Rotate API keys. Issue short-lived tokens (e.g., 30-day expiry) and refresh them via a secure side channel. Never embed long-lived keys in device images.
Monitor upload latency. If post_batch() consistently triggers retries, check whether your batch size is too large for the available bandwidth. A batch of 100 readings is typically 20–40 KB of JSON; on a 2G connection, that may take several seconds.
Handle 4xx gracefully. A 400 Bad Request usually indicates a schema mismatch (e.g., you added a new metadata field that the server does not expect). Do not retry 4xx errors indefinitely; log them and alert an operator.

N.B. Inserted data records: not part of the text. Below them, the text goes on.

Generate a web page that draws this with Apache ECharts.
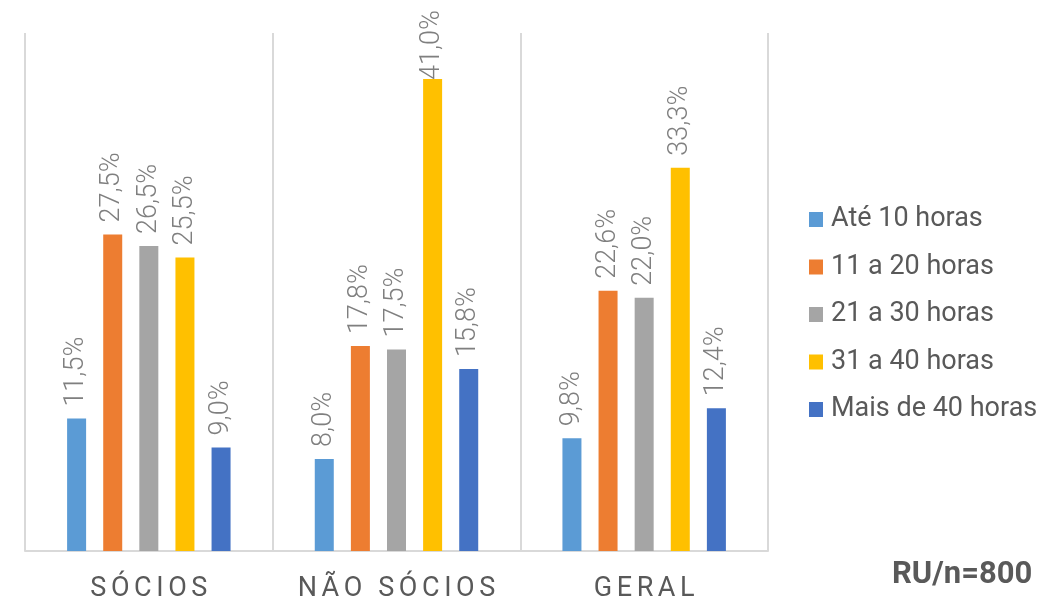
<!DOCTYPE html>
<html>
<head>
<meta charset="utf-8">
<style>
  html, body { margin: 0; padding: 0; background: #fff; }
  #chart { width: 1040px; height: 596px; }
</style>
<script src="https://cdn.jsdelivr.net/npm/echarts@6/dist/echarts.min.js"></script>
</head>
<body>
<div id="chart"></div>
<script>
// Weekly hours worked, by group
const categories = ['SÓCIOS', 'NÃO SÓCIOS', 'GERAL'];
const seriesNames = ['Até 10 horas', '11 a 20 horas', '21 a 30 horas', '31 a 40 horas', 'Mais de 40 horas'];
const ate10 = [11.5, 8.0, 9.8];
const de11a20 = [27.5, 17.8, 22.6];
const de21a30 = [26.5, 17.5, 22.0];
const de31a40 = [25.5, 41.0, 33.3];
const mais40 = [9.0, 15.8, 12.4];
const seriesValues = [ate10, de11a20, de21a30, de31a40, mais40];
const colors = ['#5B9BD5', '#ED7D31', '#A5A5A5', '#FFC000', '#4472C4'];
const sampleNote = 'RU/n=800';

const FONT = 'Roboto, "Noto Sans", sans-serif';
const LABEL_FONT_SIZE = 27;
const LABEL_GAP = 12;
const LABEL_TOP_LIMIT = 10;
const spaced = s => s.split('').join('\u2006');
const pct = v => v.toFixed(1).replace('.', ',') + '%';

const chart = echarts.init(document.getElementById('chart'), null, { renderer: 'canvas' });

const labelStyle = {
  show: true,
  position: 'top',
  distance: LABEL_GAP,
  rotate: 90,
  align: 'left',
  verticalAlign: 'middle',
  fontFamily: FONT,
  fontSize: LABEL_FONT_SIZE,
  fontWeight: 300,
  color: '#7f7f7f',
  formatter: p => pct(p.value)
};

chart.setOption({
  animation: false,
  backgroundColor: '#ffffff',
  color: colors,
  grid: { left: 25, right: 272, top: 33, bottom: 45, containLabel: false, outerBoundsMode: 'none' },
  legend: {
    orient: 'vertical',
    left: 809,
    top: 206,
    padding: 0,
    itemWidth: 14,
    itemHeight: 15,
    itemGap: 20.5,
    icon: 'rect',
    textStyle: { fontFamily: FONT, fontSize: 27, color: '#595959', lineHeight: 27, padding: [0, 0, 0, 3] },
    data: seriesNames
  },
  xAxis: {
    type: 'category',
    data: categories,
    axisLine: { show: true, lineStyle: { color: '#d9d9d9', width: 2 } },
    axisTick: { show: false },
    splitLine: { show: true, lineStyle: { color: '#d9d9d9', width: 2 } },
    axisLabel: {
      interval: 0,
      fontFamily: FONT, fontSize: 27, color: '#595959', margin: 25,
      formatter: v => spaced(v)
    }
  },
  yAxis: {
    type: 'value',
    min: 0, max: 45,
    show: false,
    splitLine: { show: false }
  },
  series: seriesNames.map((name, i) => ({
    name,
    type: 'bar',
    data: seriesValues[i],
    barGap: '90%',
    barCategoryGap: '34%',
    label: labelStyle
  })),
  graphic: [{
    type: 'text',
    left: 892,
    top: 560,
    style: { text: sampleNote, fontFamily: FONT, fontSize: 31, fontWeight: 'bold', fill: '#595959' }
  }]
});

// Labels that would run past the top edge are pulled down so they stay visible.
const ctx = document.createElement('canvas').getContext('2d');
ctx.font = `300 ${LABEL_FONT_SIZE}px ${FONT}`;
chart.setOption({
  series: seriesValues.map(values => ({
    data: values.map(v => {
      const barTop = chart.convertToPixel({ yAxisIndex: 0 }, v);
      const textTop = barTop - LABEL_GAP - ctx.measureText(pct(v)).width;
      if (textTop >= LABEL_TOP_LIMIT) return v;
      return { value: v, label: { distance: LABEL_GAP - (LABEL_TOP_LIMIT - textTop) } };
    })
  }))
});
</script>
</body>
</html>
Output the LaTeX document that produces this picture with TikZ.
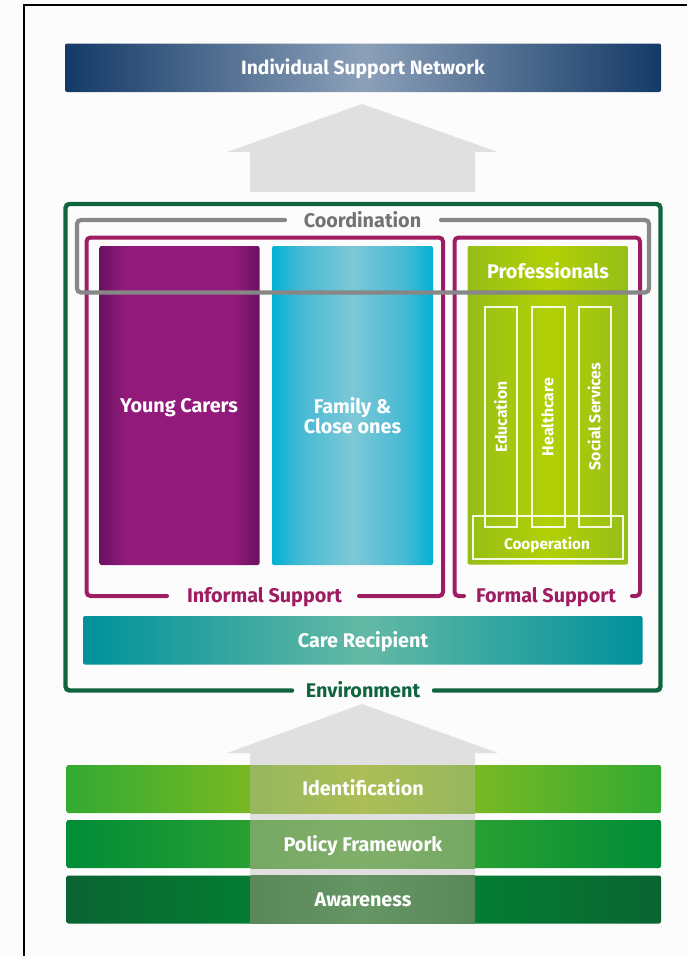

Set conservative timeouts. The default 30 seconds is appropriate for broadband, but on satellite or LPWAN links you may need 120 seconds or more. Conversely, on a wired LAN, 5 seconds is plenty and reduces queue backpressure during transient outages.

Summary

HTTPCloudUploader is the final stage of the Pyvorin Edge pipeline. It wraps urllib in a minimal, zero-dependency interface that supports Bearer token authentication, JSON batch envelopes, and exponential backoff with three retry attempts. Configuration is declarative via TOML with environment-variable substitution for secrets. For advanced use cases, HTTPCloudClient provides full response introspection. By separating upload semantics from queue persistence, the runtime gives you reliable, observable, and secure cloud egress without bloating the agent footprint.